Dixon attributes her rocky start in the treasurer’s job to simple lack of experience – in the face of the fact that she had worked in the office for five years prior to her election. “There are a lot of things that the treasurer is responsible for that is not seen by the deputies. My experience was just basically with payments and things of that nature. And then I see as we go along that there are budgets that need to be handled by myself for the city to know what to budget for the next year and needs that we have,” Dixon said.

“Not knowing that when I came into office, I didn’t even have an idea,” Dixon said. “There wasn’t a list of things that the treasurer has to do, responsibilities. But being in the office and having the experience and seeing the day-to-day of what goes on as far as collections, I’ve had a lot of issues struggling to get to – improvement-wise, I know they want everything to get running quite smoothly.

“All of them have to still be lots of improvement, I would say, on.”

The sense that I’ve gotten hanging around City Hall the past few weeks is that Dixon instead of being an independent treasurer who answers to and looks out for the interests of the residents of Waynesboro is in practice so dependent on Nicosia, now the city finance director, for guidance on the day-to-day administration of her treasurer’s office that she has been marginalized from her constitutional role into being effectively little more than a glorified office manager.

“We have to do that.

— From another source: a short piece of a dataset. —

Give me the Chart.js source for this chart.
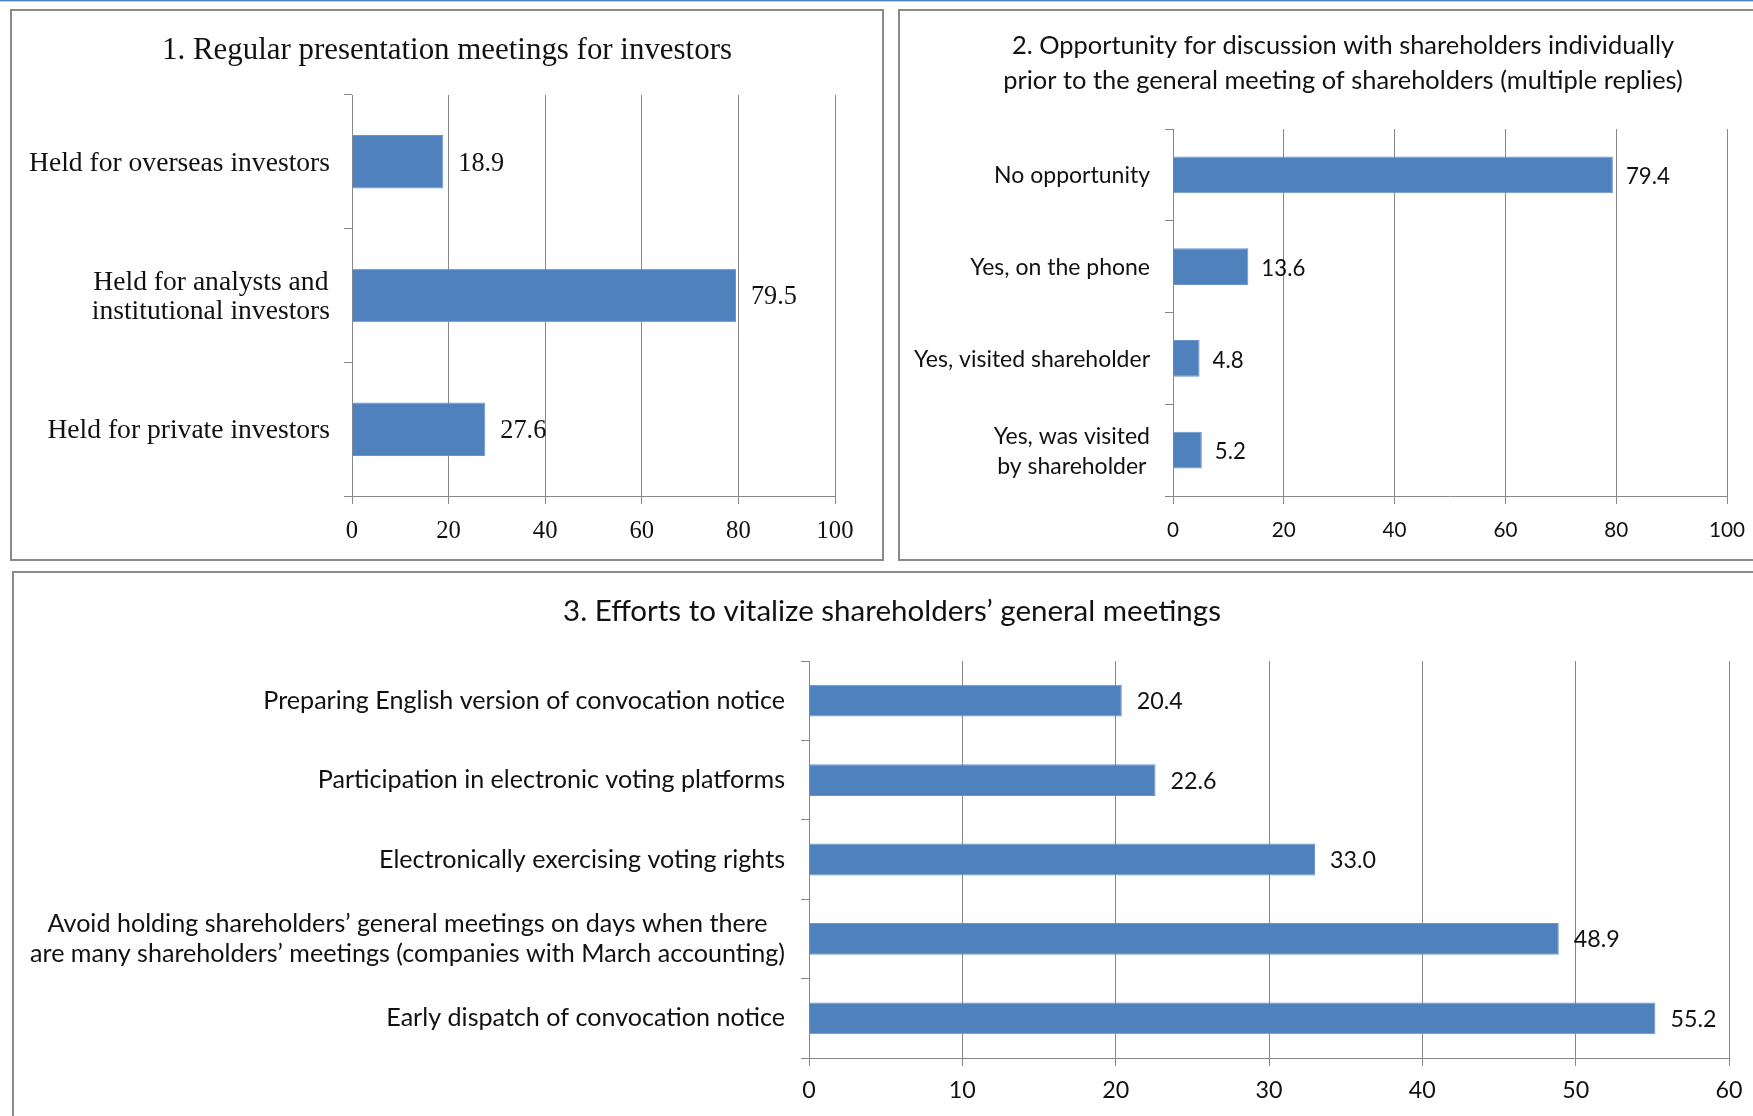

If we don’t, the city’s cash flow is impacted,” one City Council member told me. “It’s time for a change,” another Council member said. “I just think she lacks a basic understanding of what she’s supposed to be doing, and it’s hurting the city.”

Stephanie Beverage is back on the city ballot challenging Dixon again for the treasurer’s job. Beverage, a warranty administrator at Jim Snead Ford and a city 911 dispatcher, doesn’t think she’ll need to “go in and clean house” to get the office back on the right track.

“The first thing I’d do is sit down, talk to the girls, tell them what I expect and look and see where to start with getting the office back on track,” Beverage said. “I intend to get the money in the bank beginning the Third of January every morning, I can say that much. I intend to take a look at seeing what’s wrong and making it right.

“I don’t know everything,” Beverage said. “I’m the type of person who welcomes all the help I can get. You’re going to run into things where you need help getting through a particular situation. I’m OK asking for help.”

Dixon, for her part, feels that she’s made great strides in the past two years – and deserves another four in office.

“The audits started out not very appealing, I’m sure. But each time the auditors would be here, they would take me back into the room and discuss the improvements I could make, and I would immediately come down and try to tell the girls what to change, how to change it, you know. And each year, it got a little bit better,” she said.

Her message to the voters – well, it’s not “Yes, We Can!” or “It’s morning in America.”

“I hope that they realize that the experience I do have in this office and the improvements that have been made – surely I’m still going to do the best I can to run this office,” Dixon said.